Just go talk to your girlfriend and bring her to the movies more. or grab her phone again and find a way to get the salt dump pre encryption.


----------



## 95Viper (Feb 20, 2015)

If you want to view the chats in Windows, you can use WhatsApp Viewer.

However, quotes from site:


> Small tool to display chats from the Android msgstore.db.crypt5, .crypt7 and .crypt8 database.





> Can I decrypt the database without the key file?
> WhatsApp is able to do that, but I am not. If you have lost your phone or the key file, the backup is worthless.



I guess, you got the key, since the files are your possession?
If you don't have the key... read the WhatsApp Viewer page for further info.


----------



## Caring1 (Feb 20, 2015)

Show more trust in your girlfriend and stop being so nosey


----------



## boromaill (Feb 20, 2015)

Caring1 said:


> Show more trust in your girlfriend and stop being so nosey


Thanks Mr. Know-it-all for your advice but actually those are Whatsapp files I backed up from my former cell phone to my email some time ago that would be usefull now.


----------



## qubit (Feb 20, 2015)

boromaill said:


> Thanks Mr. Know-it-all for your advice but actually those are Whatsapp files I backed up from my former cell phone to my email some time ago that would be usefull now.

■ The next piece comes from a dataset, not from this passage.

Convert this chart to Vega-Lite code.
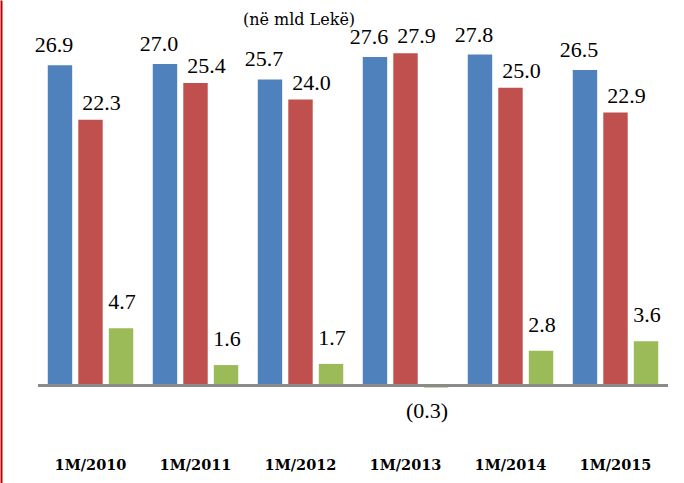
{
  "$schema": "https://vega.github.io/schema/vega-lite/v6.json",
  "autosize": "none",
  "width": 630,
  "height": 483,
  "padding": {"left": 38, "top": 0, "right": 16, "bottom": 0},
  "background": "white",
  "title": {
    "text": "(në mld Lekë)",
    "font": "DejaVu Serif",
    "fontSize": 16,
    "fontWeight": "normal",
    "color": "#000000",
    "anchor": "middle",
    "dx": -54,
    "dy": 32
  },
  "config": {"view": {"stroke": null}},
  "data": {
    "values": [
      {"period": "1M/2010", "series": "Të ardhurat", "value": 26.9},
      {"period": "1M/2010", "series": "Shpenzimet", "value": 22.3},
      {"period": "1M/2010", "series": "Bilanci", "value": 4.7},
      {"period": "1M/2011", "series": "Të ardhurat", "value": 27.0},
      {"period": "1M/2011", "series": "Shpenzimet", "value": 25.4},
      {"period": "1M/2011", "series": "Bilanci", "value": 1.6},
      {"period": "1M/2012", "series": "Të ardhurat", "value": 25.7},
      {"period": "1M/2012", "series": "Shpenzimet", "value": 24.0},
      {"period": "1M/2012", "series": "Bilanci", "value": 1.7},
      {"period": "1M/2013", "series": "Të ardhurat", "value": 27.6},
      {"period": "1M/2013", "series": "Shpenzimet", "value": 27.9},
      {"period": "1M/2013", "series": "Bilanci", "value": -0.3},
      {"period": "1M/2014", "series": "Të ardhurat", "value": 27.8},
      {"period": "1M/2014", "series": "Shpenzimet", "value": 25.0},
      {"period": "1M/2014", "series": "Bilanci", "value": 2.8},
      {"period": "1M/2015", "series": "Të ardhurat", "value": 26.5},
      {"period": "1M/2015", "series": "Shpenzimet", "value": 22.9},
      {"period": "1M/2015", "series": "Bilanci", "value": 3.6}
    ]
  },
  "encoding": {
    "x": {
      "field": "period",
      "type": "nominal",
      "scale": {"paddingInner": 0.186, "paddingOuter": 0.093},
      "axis": {
        "orient": "bottom",
        "offset": -25,
        "domain": false,
        "ticks": false,
        "grid": false,
        "title": null,
        "labelAngle": 0,
        "labelPadding": 0,
        "labelFont": "DejaVu Serif",
        "labelFontWeight": "bold",
        "labelFontSize": 14.5,
        "labelColor": "#000000"
      }
    },
    "xOffset": {
      "field": "series",
      "sort": ["Të ardhurat", "Shpenzimet", "Bilanci"],
      "scale": {"paddingInner": 0.2, "paddingOuter": 0}
    },
    "y": {
      "field": "value",
      "type": "quantitative",
      "scale": {"domain": [-8.35, 32.4], "nice": false, "zero": false},
      "axis": {
        "orient": "left",
        "offset": 37,
        "domainColor": "#C00000",
        "domainWidth": 2,
        "labels": false,
        "ticks": false,
        "grid": false,
        "title": null
      }
    }
  },
  "layer": [
    {
      "mark": {"type": "bar"},
      "encoding": {
        "y2": {"datum": 0},
        "color": {
          "field": "series",
          "type": "nominal",
          "scale": {"domain": ["Të ardhurat", "Shpenzimet", "Bilanci"], "range": ["#4F81BD", "#C0504D", "#9BBB59"]},
          "legend": null
        }
      }
    },
    {
      "mark": {"type": "rule", "color": "#8A8A8A", "strokeWidth": 3},
      "encoding": {"y": {"datum": -0.13}, "xOffset": null, "x": null}
    },
    {
      "transform": [{"filter": "datum.series === 'Të ardhurat'"}],
      "mark": {"type": "text", "font": "Liberation Serif", "fontSize": 22, "color": "#000000", "baseline": "middle", "dx": -6, "dy": -20},
      "encoding": {"text": {"field": "value", "format": "(.1f"}}
    },
    {
      "transform": [{"filter": "datum.series === 'Shpenzimet'"}],
      "mark": {"type": "text", "font": "Liberation Serif", "fontSize": 22, "color": "#000000", "baseline": "middle", "dx": 11, "dy": -17},
      "encoding": {"text": {"field": "value", "format": "(.1f"}}
    },
    {
      "transform": [{"filter": "datum.series === 'Bilanci' && datum.value >= 0"}],
      "mark": {"type": "text", "font": "Liberation Serif", "fontSize": 22, "color": "#000000", "baseline": "middle", "dx": 1, "dy": -26},
      "encoding": {"text": {"field": "value", "format": "(.1f"}}
    },
    {
      "transform": [{"filter": "datum.series === 'Bilanci' && datum.value < 0"}],
      "mark": {"type": "text", "font": "Liberation Serif", "fontSize": 22, "color": "#000000", "baseline": "middle", "dx": -9, "dy": 23},
      "encoding": {"text": {"field": "value", "format": "(.1f"}}
    }
  ]
}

Yeah, I love the way everyone's assumed you want to do this to snoop on your girlfriend and is judging you on it  when you might actually want this for any reason good or bad - and not necessarily the one you're claiming. 

Anyway, I'm not judging you although I don't know how to break into them, so can't help you. I suggest you ask this question on the xda developers forum, where they are much more likely to know how to do this - and be more willing to help without questioning your motives.

www.xda-developers.com


----------



## Caring1 (Feb 20, 2015)

boromaill said:


> Thanks Mr. Know-it-all for your advice but actually those are Whatsapp files I backed up from my former cell phone to my email some time ago that would be usefull now.


Any chance you still have that phone or can borrow one with the same app?


----------



## 95Viper (Feb 20, 2015)

qubit said:


> everyone's assumed you want to do this to snoop on your girlfriend



Everyones? OK, slam me with everyone else...
At least, I posted to try and help... Sh*t, didn't even get a thanks for it...

And, that Web site, for the viewer, has links for help at those xda forums...
But, without the phone or the key he/she is basically outta luck, without a lot of work (and know how) to decrypt them.

EDIT:

Hee Hee, I knew that would get your attention.


----------



## qubit (Feb 20, 2015)

95Viper said:


> Everyones? OK, slam me with everyone else...
> At least, I posted to try and help... Sh*t, didn't even get a thanks for it...
> 
> And, that Web site, for the viewer, has links for help at those xda forums...
> But, without the phone or the key he/she is basically outta luck, without a lot of work (and know how) to decrypt them.


Ok, I meant one of those "generic everyones" lol, I'm sorry my bad, didn't intend to tar you with the same brush! You gave a great answer and I've thanked you for it. 

For the record, the OP hasn't thanked me for it either, but then he hasn't been online since this morning, so we gotta give him a chance.


----------